Airport Moishy wouldn’t recognize me today. I knead and braid and egg and bake like the best of them. I am the undisputed Challa Queen of…well…my family.

But that’s not the point. You see, this story is not really about mixers or technique. In fact it’s not even about challa. This is the story of how and when I beat my yetzer hara – the yetzer hara that told me that I wouldn’t, that I couldn’t, and even that I shouldn’t.

It wasn’t a loud, clashing, glorious battle. Some might claim it wasn’t really a battle at all. One thing just seemed to lead to another. But it all had to start somewhere. And the action that started it was so small it was barely recognizable at the time as the masterpiece it would become. But therein lies the key.

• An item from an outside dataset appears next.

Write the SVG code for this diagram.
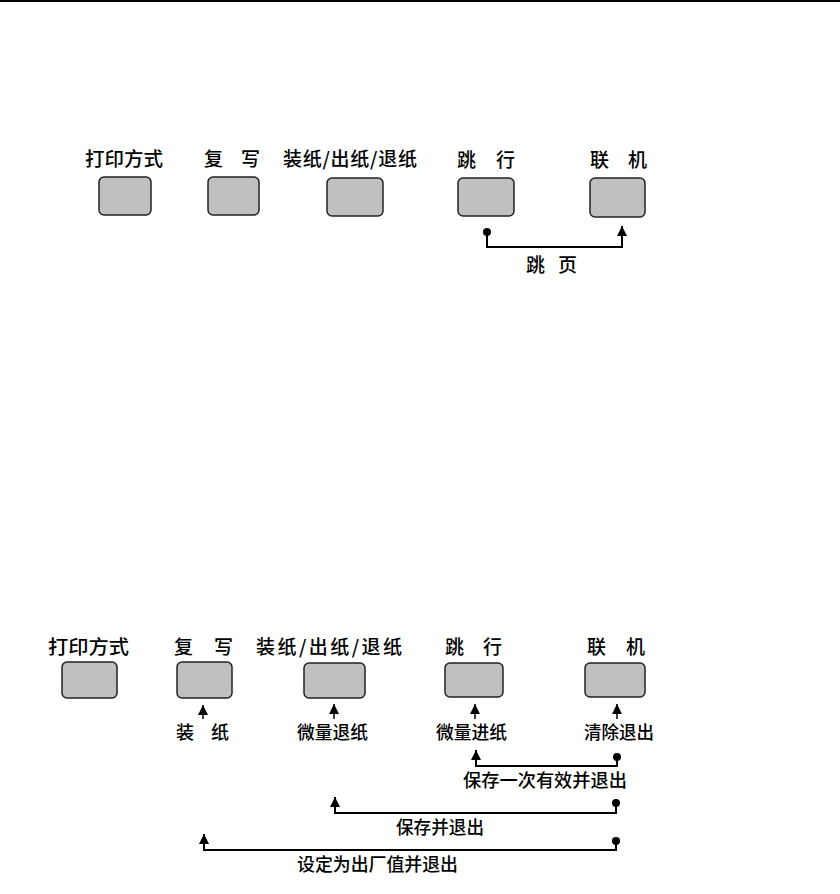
<svg xmlns="http://www.w3.org/2000/svg" width="840" height="894" viewBox="0 0 840 894">
<style>
.btn{fill:#c0c0c0;stroke:#222;stroke-width:1.5}
.lbl{font-family:"Noto Sans CJK SC","Liberation Sans",sans-serif;font-size:19px;font-weight:500;fill:#000}
.sm{font-size:18px}
.wire{fill:none;stroke:#000;stroke-width:2}
.stem{fill:none;stroke:#000;stroke-width:1.5}
</style>
<defs>
<marker id="arrow" viewBox="0 0 10 10" refX="10" refY="5" markerWidth="10" markerHeight="10" markerUnits="userSpaceOnUse" orient="auto">
<path d="M0,0 L10,5 L0,10 z" fill="#000"/>
</marker>
<marker id="dot" viewBox="0 0 10 10" refX="5" refY="5" markerWidth="8" markerHeight="8" markerUnits="userSpaceOnUse" orient="auto">
<circle cx="5" cy="5" r="5" fill="#000"/>
</marker>
</defs>
<rect width="840" height="894" fill="#fff"/>
<rect x="0" y="0" width="840" height="2" fill="#000"/>

<!-- Top panel -->
<g id="top-print-mode">
<text class="lbl" x="85" y="166" font-size="20" textLength="78" lengthAdjust="spacingAndGlyphs">打印方式</text>
<rect class="btn" x="99" y="177" width="52" height="38" rx="5"/>
</g>
<g id="top-copy">
<text class="lbl" x="204" y="166" font-size="20" textLength="56" lengthAdjust="spacing">复 写</text>
<rect class="btn" x="208" y="177" width="51" height="38" rx="5"/>
</g>
<g id="top-load">
<text class="lbl" x="283" y="166" font-size="20" textLength="134" lengthAdjust="spacing">装纸/出纸/退纸</text>
<rect class="btn" x="327" y="178" width="56" height="38" rx="5"/>
</g>
<g id="top-linefeed">
<text class="lbl" x="457" y="167" font-size="20" textLength="58" lengthAdjust="spacing">跳 行</text>
<rect class="btn" x="458" y="178" width="56" height="38" rx="5"/>
</g>
<g id="top-online">
<text class="lbl" x="590" y="167" font-size="20" textLength="57" lengthAdjust="spacing">联 机</text>
<rect class="btn" x="590" y="178" width="55" height="39" rx="5"/>
</g>
<g id="top-connectors">
<polyline class="wire" points="487,232 487,247 622,247 622,226" marker-start="url(#dot)" marker-end="url(#arrow)"/>
<text class="lbl" x="526" y="272" font-size="18" textLength="51" lengthAdjust="spacing">跳 页</text>
</g>

<!-- Bottom panel -->
<g id="bot-print-mode">
<text class="lbl" x="48" y="654" textLength="81" lengthAdjust="spacingAndGlyphs">打印方式</text>
<rect class="btn" x="62" y="662" width="55" height="36" rx="5"/>
</g>
<g id="bot-copy">
<text class="lbl" x="174" y="654" textLength="59" lengthAdjust="spacing">复 写</text>
<rect class="btn" x="177" y="662" width="55" height="36" rx="5"/>
</g>
<g id="bot-load">
<text class="lbl" x="256" y="654" textLength="146" lengthAdjust="spacing">装纸/出纸/退纸</text>
<rect class="btn" x="304" y="663" width="61" height="35" rx="5"/>
</g>
<g id="bot-linefeed">
<text class="lbl" x="445" y="654" textLength="57" lengthAdjust="spacing">跳 行</text>
<rect class="btn" x="445" y="663" width="58" height="34" rx="5"/>
</g>
<g id="bot-online">
<text class="lbl" x="587" y="654" textLength="58" lengthAdjust="spacing">联 机</text>
<rect class="btn" x="585" y="663" width="60" height="34" rx="5"/>
</g>
<g id="bot-connectors">
<line class="stem" x1="203" y1="719" x2="203" y2="705" marker-end="url(#arrow)"/>
<line class="stem" x1="334" y1="719" x2="334" y2="704" marker-end="url(#arrow)"/>
<line class="stem" x1="475" y1="719" x2="475" y2="704" marker-end="url(#arrow)"/>
<line class="stem" x1="617" y1="719" x2="617" y2="704" marker-end="url(#arrow)"/>
<polyline class="wire" points="617,757 617,766 476,766 476,750" marker-start="url(#dot)" marker-end="url(#arrow)"/>
<polyline class="wire" points="616,803 616,813 335,813 335,797" marker-start="url(#dot)" marker-end="url(#arrow)"/>
<polyline class="wire" points="616,841 616,850 204,850 204,834" marker-start="url(#dot)" marker-end="url(#arrow)"/>
</g>
<g id="bot-labels">
<text class="lbl sm" x="176" y="739" textLength="53" lengthAdjust="spacing">装 纸</text>
<text class="lbl sm" x="297" y="739" textLength="71" lengthAdjust="spacingAndGlyphs">微量退纸</text>
<text class="lbl sm" x="436" y="739" textLength="71" lengthAdjust="spacingAndGlyphs">微量进纸</text>
<text class="lbl sm" x="584" y="739" textLength="70" lengthAdjust="spacingAndGlyphs">清除退出</text>
<text class="lbl sm" x="463" y="787" textLength="164" lengthAdjust="spacingAndGlyphs">保存一次有效并退出</text>
<text class="lbl sm" x="396" y="834" textLength="88" lengthAdjust="spacingAndGlyphs">保存并退出</text>
<text class="lbl sm" x="297" y="871" textLength="161" lengthAdjust="spacingAndGlyphs">设定为出厂值并退出</text>
</g>
</svg>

Sometimes we are so overwhelmed with the enormity of the task before us that we fail to act at all: But it won’t be perfect. But that’s not the way you’re supposed to do it. But what good will it do?

If we can quiet the voice of the yetzer hara just long enough to do an action – any action – we could be on our way to creating a masterpiece. And you never know how scrumptious that masterpiece may turn out to be!